Dans cet environnement concurrentiel interne, l'expert estime que le site d'Aulnay a été géré «comme une unité d'ajustement de la production depuis dix ans». Conséquence, la production n'a cessé de décliner depuis le point haut enregistré en 2004, de près de 420.000 véhicules assemblés sur cette seule année, pour tomber à 135.000 en 2011. Sans surprise, les indicateurs financiers n'ont pas été bons sur cette période, faute de volume et d'investissements humains et matériels.
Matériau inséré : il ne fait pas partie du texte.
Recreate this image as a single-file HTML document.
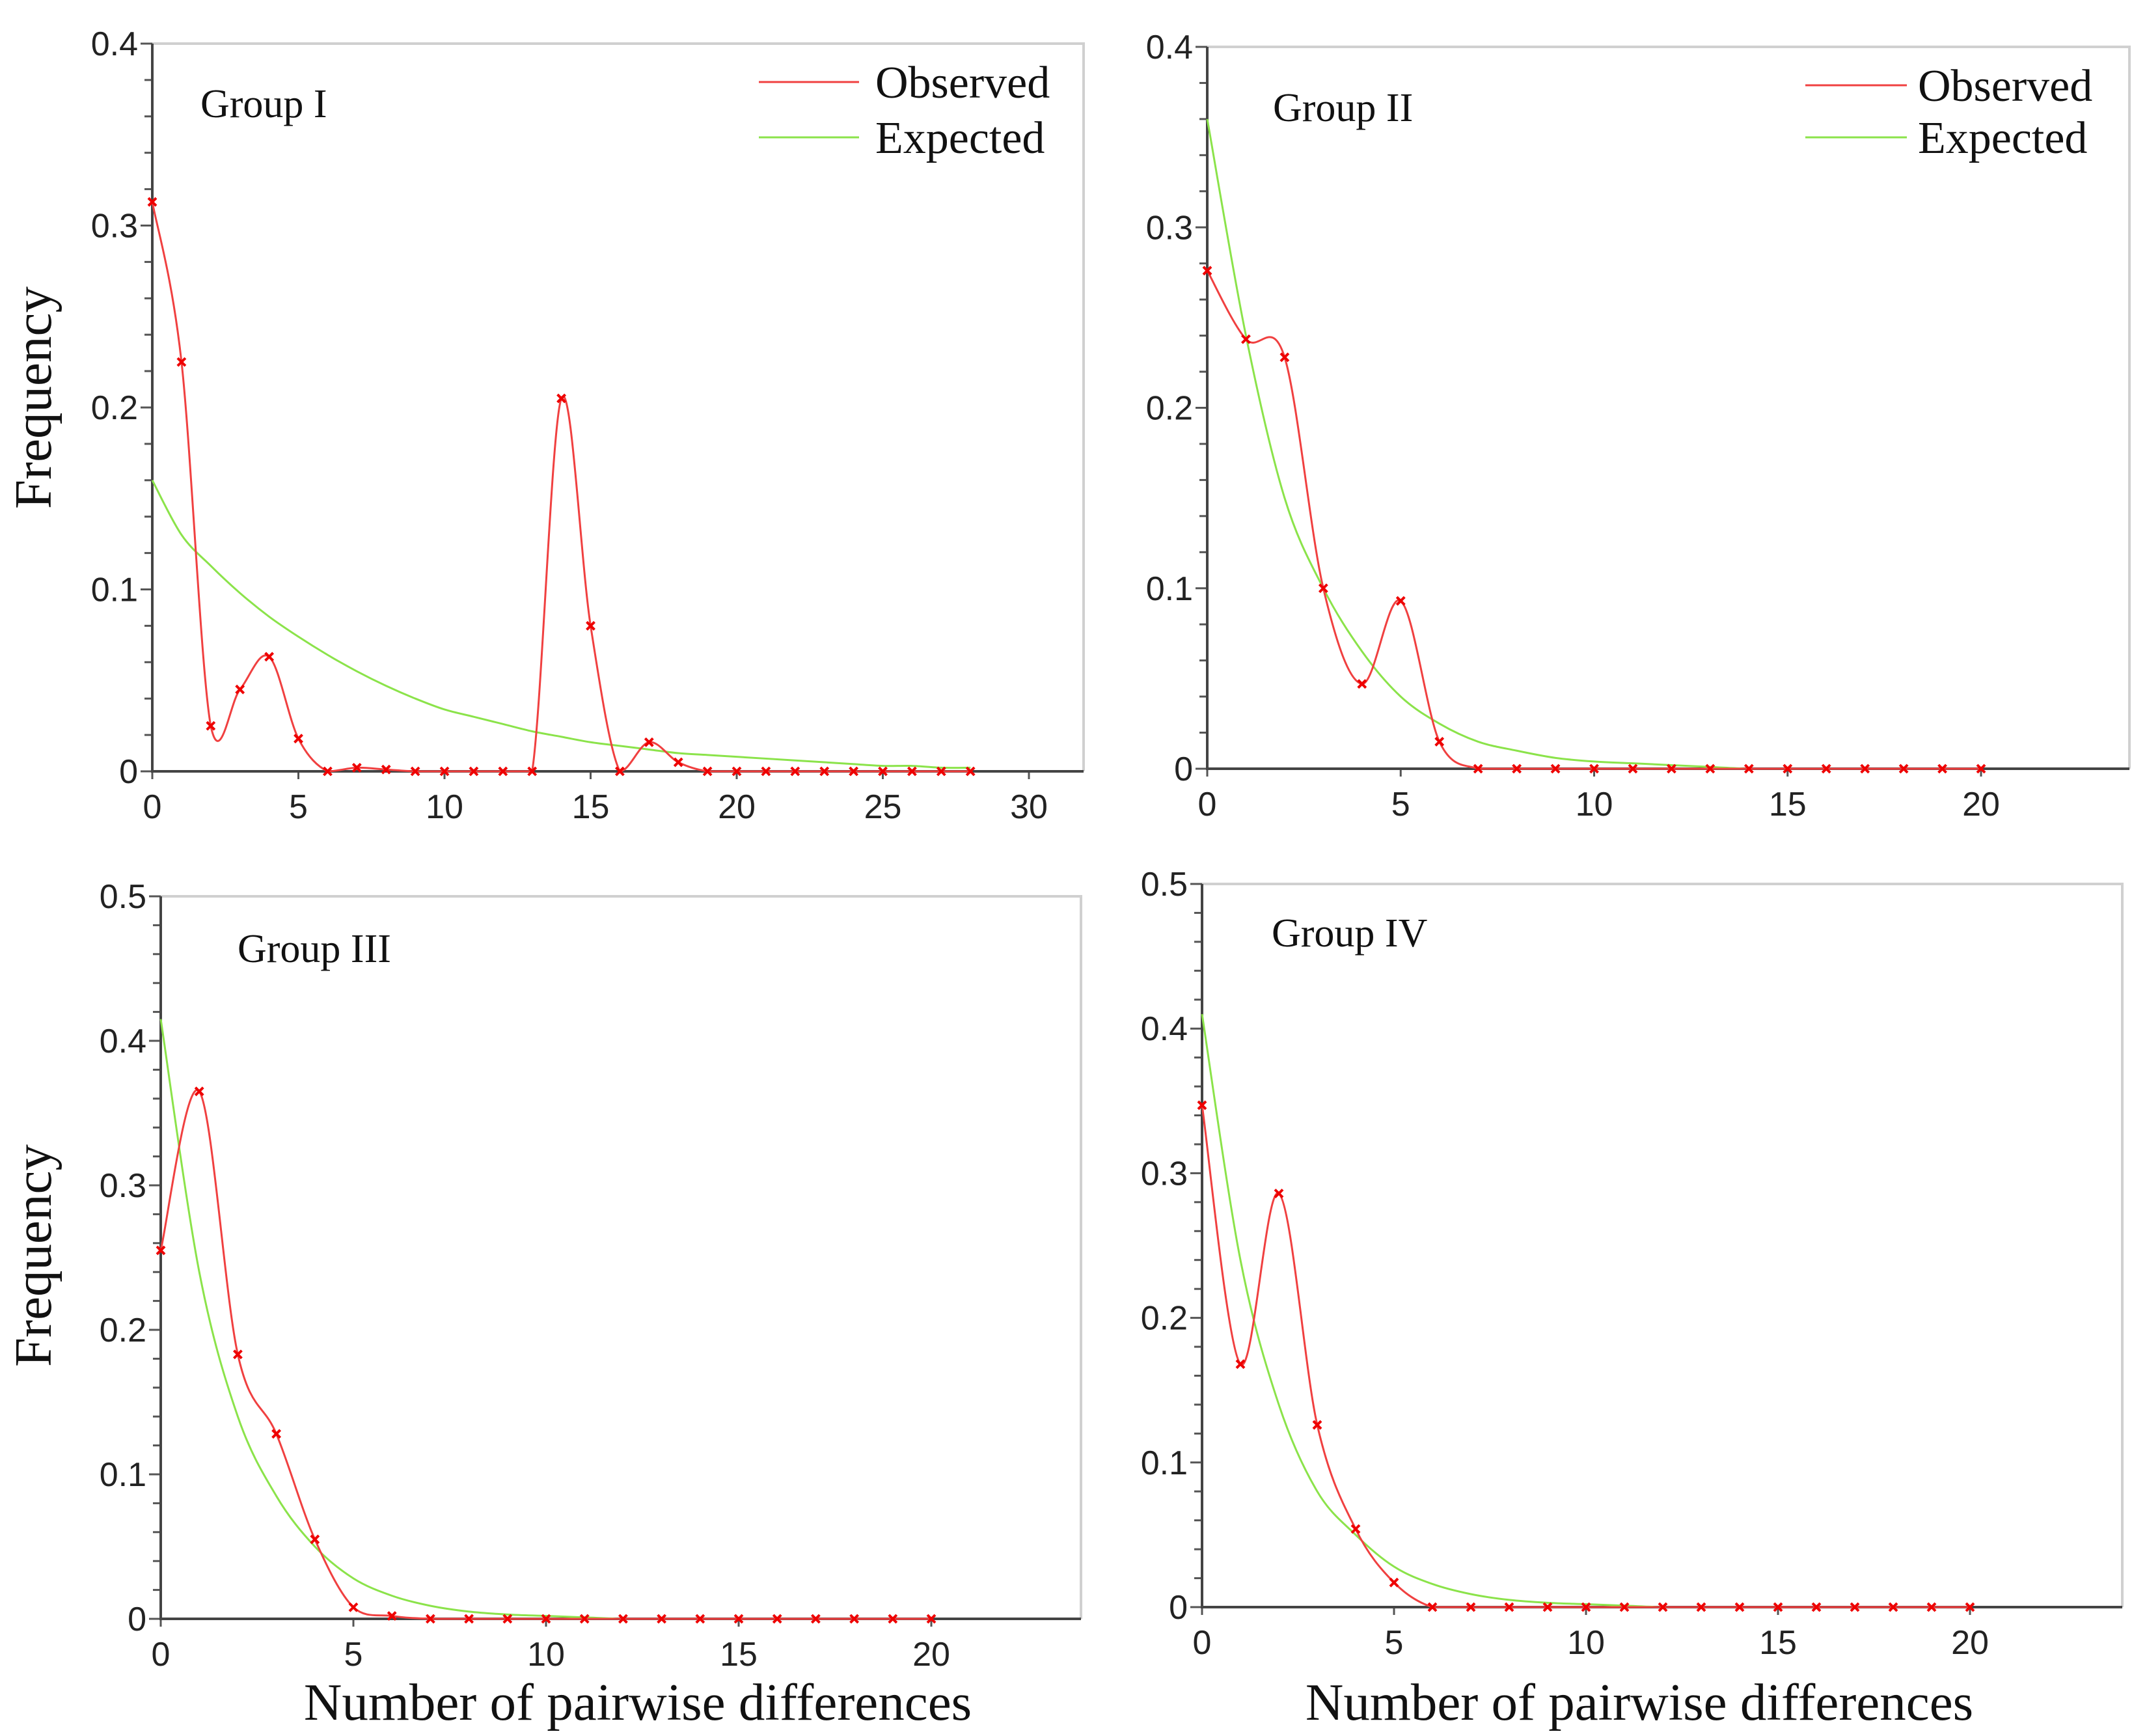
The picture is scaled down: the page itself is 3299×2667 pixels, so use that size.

Ce sont toutefois bien les conditions économiques qui dictent la fermeture, et pas une volonté de mettre à bas un site difficile à gérer. L'effondrement du marché européen des voitures neuves est passé par là. Entre 2007 et 2013, les immatriculations de véhicules neufs en Europe sont passées de près de 17 à moins de 12 millions attendus cette année. Un niveau très largement insuffisant pour assurer la rentabilité de nombre d'usines européennes. Les constructeurs les plus vulnérables - c'est-à-dire les généralistes, hormis Renault qui bénéficie du dynamisme des Dacia «low-cost» - ont été forcés de réagir. Fiat a fermé son site de Termini Imerese, en Sicile. Ford, celui de Genk, en Belgique. Opel fermera celui de Bochum, en Allemagne. Et PSA décide de sacrifier une usine.
Ce sera Aulnay. Le couperet tombe en juillet 2012, dans le cadre d'un plan d'économies drastique. Émoi au gouvernement, où Arnaud Montebourg crie à la trahison des Peugeot. Le tout nouveau gouvernement de François Hollande a conscience que le sujet est explosif. PSA Aulnay, ce sont 3000 emplois au cœur de la Seine-Saint-Denis, un département sinistré par la crise. La CGT est forcément moins surprise. En 2011, le syndicat avait «sorti» un document interne de la direction qui planifiait la fermeture d'Aulnay… en 2014.